>> START
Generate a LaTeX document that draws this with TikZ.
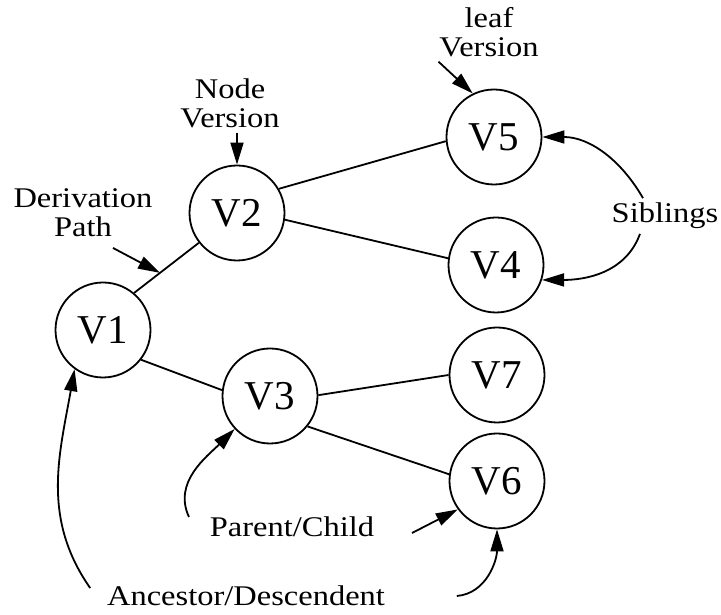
\documentclass[tikz,border=0pt]{standalone}
\usepackage{fontspec}
\setmainfont{Liberation Serif}
\newfontfamily\notefont{Liberation Serif}[FakeStretch=1.14]
\usetikzlibrary{positioning}
\usetikzlibrary{arrows.meta}

\begin{document}
\begin{tikzpicture}[x=1pt,y=1pt,line width=1.8pt,
  version/.style={circle,draw,minimum size=95pt,inner sep=0pt,font=\fontsize{41}{43}\selectfont},
  note/.style={align=center,inner sep=4pt,font=\notefont\fontsize{28.5}{29}\selectfont},
  pointer/.style={-{Triangle[length=22pt,width=13pt]}}]
\useasboundingbox (0,0) rectangle (721,615);

% the versions
\node[version] (v1) at (103,285) {V1};
\node[version] (v2) at (237,402) {V2};
\node[version] (v3) at (270,219) {V3};
\node[version] (v5) at (494,478) {V5};
\node[version] (v4) at (496,350) {V4};
\node[version] (v7) at (497,240) {V7};
\node[version] (v6) at (497,134) {V6};

% derivation edges
\draw (v1.50) -- coordinate[pos=.4] (derivation) (v2.218);
\draw (v2.30) -- (v5.185);
\draw (v2.-8) -- (v4.172);
\draw (v1.-38) -- (v3.173);
\draw (v3.1) -- (v7.180);
\draw (v3.-39) -- (v6.172);

% terms
\node[note,above=32pt of v2,xshift=-7pt] (node version) {Node\\Version};
\node[note] (derivation path) at (83,402) {Derivation\\Path};
\node[note] (leaf version) at (489,583) {leaf\\Version};
\node[note] (siblings) at (665,399) {Siblings};
\node[note] (parent child) at (292,88) {Parent/Child};
\node[note] (ancestor) at (246,19) {Ancestor/Descendent};

\draw[pointer] (node version.south -| v2.north) -- (v2.north);
\draw[pointer] ([xshift=30pt,yshift=-6pt]derivation path.south) -- (derivation);
\draw[pointer] ([xshift=4pt]leaf version.south west) -- (v5.116);
\draw[pointer] ([xshift=-22pt]siblings.north) to[out=120,in=0] (v5.east);
\draw[pointer] ([xshift=-25pt]siblings.south) to[out=-110,in=0] (v4.-18);
\draw[pointer] ([xshift=-16pt,yshift=10pt]parent child.west) to[out=115,in=225] (v3.223);
\draw[pointer] ([xshift=33pt,yshift=-6pt]parent child.east) -- (v6.216);
\draw[pointer] ([xshift=-12pt,yshift=8pt]ancestor.west) to[out=125,in=260] (v1.234);
\draw[pointer] ([xshift=67pt]ancestor.east) to[out=5,in=-90] (v6.south);
\end{tikzpicture}
\end{document}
>> END
Stated problem:
With all pictures left out, please transcribe exactly the lines from the start of the material through the line with "(ancestor) at (246,19)".

Written answer:
Generate a LaTeX document that draws this with TikZ.
\documentclass[tikz,border=0pt]{standalone}
\usepackage{fontspec}
\setmainfont{Liberation Serif}
\newfontfamily\notefont{Liberation Serif}[FakeStretch=1.14]
\usetikzlibrary{positioning}
\usetikzlibrary{arrows.meta}

\begin{document}
\begin{tikzpicture}[x=1pt,y=1pt,line width=1.8pt,
  version/.style={circle,draw,minimum size=95pt,inner sep=0pt,font=\fontsize{41}{43}\selectfont},
  note/.style={align=center,inner sep=4pt,font=\notefont\fontsize{28.5}{29}\selectfont},
  pointer/.style={-{Triangle[length=22pt,width=13pt]}}]
\useasboundingbox (0,0) rectangle (721,615);

% the versions
\node[version] (v1) at (103,285) {V1};
\node[version] (v2) at (237,402) {V2};
\node[version] (v3) at (270,219) {V3};
\node[version] (v5) at (494,478) {V5};
\node[version] (v4) at (496,350) {V4};
\node[version] (v7) at (497,240) {V7};
\node[version] (v6) at (497,134) {V6};

% derivation edges
\draw (v1.50) -- coordinate[pos=.4] (derivation) (v2.218);
\draw (v2.30) -- (v5.185);
\draw (v2.-8) -- (v4.172);
\draw (v1.-38) -- (v3.173);
\draw (v3.1) -- (v7.180);
\draw (v3.-39) -- (v6.172);

% terms
\node[note,above=32pt of v2,xshift=-7pt] (node version) {Node\\Version};
\node[note] (derivation path) at (83,402) {Derivation\\Path};
\node[note] (leaf version) at (489,583) {leaf\\Version};
\node[note] (siblings) at (665,399) {Siblings};
\node[note] (parent child) at (292,88) {Parent/Child};
\node[note] (ancestor) at (246,19) {Ancestor/Descendent};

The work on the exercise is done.